Dass sich Musik-in-Dresden-Autoren immer gerne mal an benachbarten Bühnen wie Prag, Wien oder Graz tummeln, um die dortige kulturelle Gemengelage aufzusaugen, ist ja hinreichend bekannt. Auch den Autor dieser Zeilen hat es für einige Zeit nach Wien verschlagen – im Mai gastierte dort sogleich Kapell-Chef Thielemann bei den Wiener Philharmonikern, und auch der gerade bei den Musikfestspielen in Dresden präsente Dirigent und Komponist Thomas Adés stand am Pult der Wiener Philharmoniker.
Wegen der Wiener Philharmoniker hätte ich auch ganz brav am Rezensentenplatz im Kulturpalast sitzen bleiben können, nach ihrem umjubelten Gastspiel bei den Musikfestspielen 2019 kehrten sie nämlich nun endlich zurück. Vor ausverkauftem Haus gastierten sie am Sonnabend bei den diesjährigen Musikfestspielen mit dem Letten Andris Nelsons am Dirigentenpult, der nach der ausgiebigen Tour durch Europas Konzertsäle auch das beliebte Sommernachtskonzert in Schönbrunn leiten wird.
Dort gibt es natürlich dann ein paar leichtere Häppchen für’s Publikum, doch auch das Gastspielprogramm bot nicht allzu schwere Kost. Sofia Gubaidulinas „Märchenpoem“ stammt aus dem Jahr 1971 und erinnert tatsächlich auch an historische Märchenfilme aus der DDR oder Tschechien, die mit solch glasig-schöner Kammermusik aufwarteten – dem Stück lag denn auch das Märchen „Die kleine Kreide“ zugrunde, eine hübsch instrumentierte Geschichte also, die in Andris Nelsons modellierenden Händen ihren Meister fand, aber tatsächlich hätte ich von der unglaublich sensiblen Komponistin lieber eines der aktuellen Werke wie „Der Zorn Gottes“ oder ihr 3. Violinkonzert gehört.
Im weiterhin fast kammermusikalischen Feinklang, nun noch mit ordentlich rhythmischem Unterbau, ging es weiter – Dmitri Schostakowitschs 9. Sinfonie Es-Dur war ja des Komponisten Antwort auf die Forderung nach einem ‚heroischen‘ Werk nach dem Sieg der Roten Armee 1945 und gerät bis auf wenige langsame Passagen zu einem Cartoon, zu einer Partitur eines bärbeißigen „Von wegen!“
Nelsons legte hier seine ganze interpretatorische Erfahrung mit Schostakowitschs Musik hinein und motivierte die Wiener Philharmoniker zu einer gleichsam schmissigen wie hochseriösen Darbietung dieser Sinfonie.
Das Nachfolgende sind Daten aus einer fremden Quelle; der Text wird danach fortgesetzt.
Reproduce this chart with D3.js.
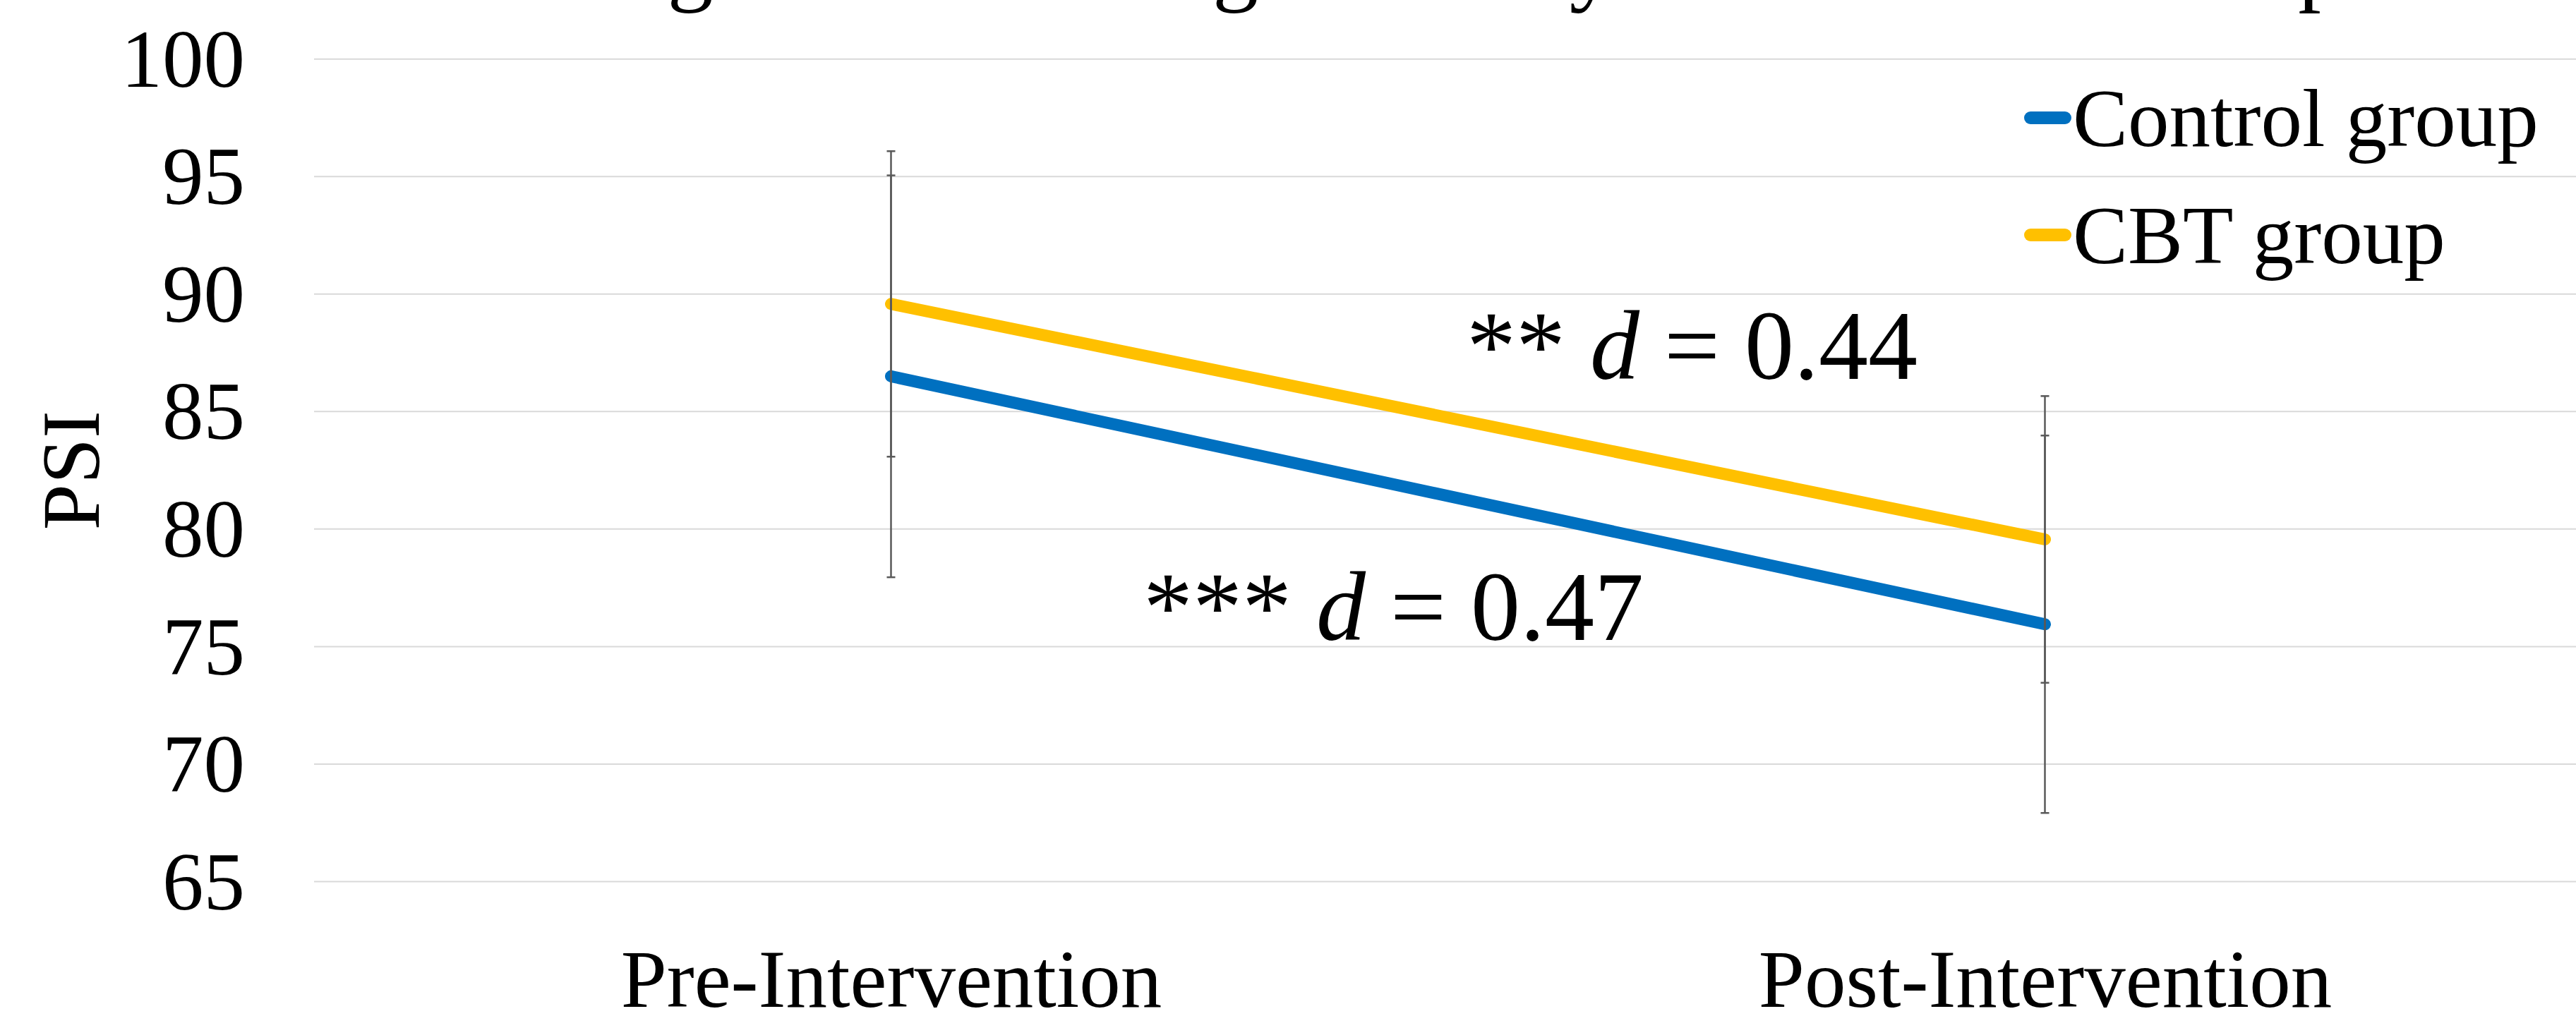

Selten hat man etwa den Part der Piccoloflöte so klangschön gehört, und das Fagott-Solo von Sophie Dervaux im Largo berührte enorm. Auch Nelsons hörte da nur noch andächtig zu und ließ die Fagottistin von einer warmen Posaunendecke umrahmen.
Man kennt das ja an der Auslage im Eissalon- eigentlich reichen zwei Kugeln, aber die dritte muss dann doch noch obendrauf: Denn nach der Pause wartete noch Antonín Dvořáks 6. Sinfonie D-Dur auf das Musikfestspielpublikum – vielleicht seine lichteste und klassischste Sinfonie. Doch schleckt sich dieses Eis nicht ganz von selbst weg. Nelsons zeichnete die Charaktere der Themen sehr genau, verstieg sich dann aber im Adagio doch zu sehr ins temponachgebende Schwelgen. Dieser Spannungsabfall tat auch den folgenden beiden Sätzen nicht gut, manches verlor sich in – immer noch wunderbar ausmusizierte – Einzelteile, erst in der Stretta bekannte sich Nelsons, der im gesamten Konzert recht besonnen wirkte, zu uneingeschränktem Fahrspaß.
Denn fälligen Schlagobers auf die Wiener Eistüte gab es am Ende noch mit Johann Strauss wunderschönem Walzer „Wo die Zitronen blüh’n“, mit diesem wurden die Dresdnerinnen und Dresdner würdevoll in den Frühsommerabend entlassen.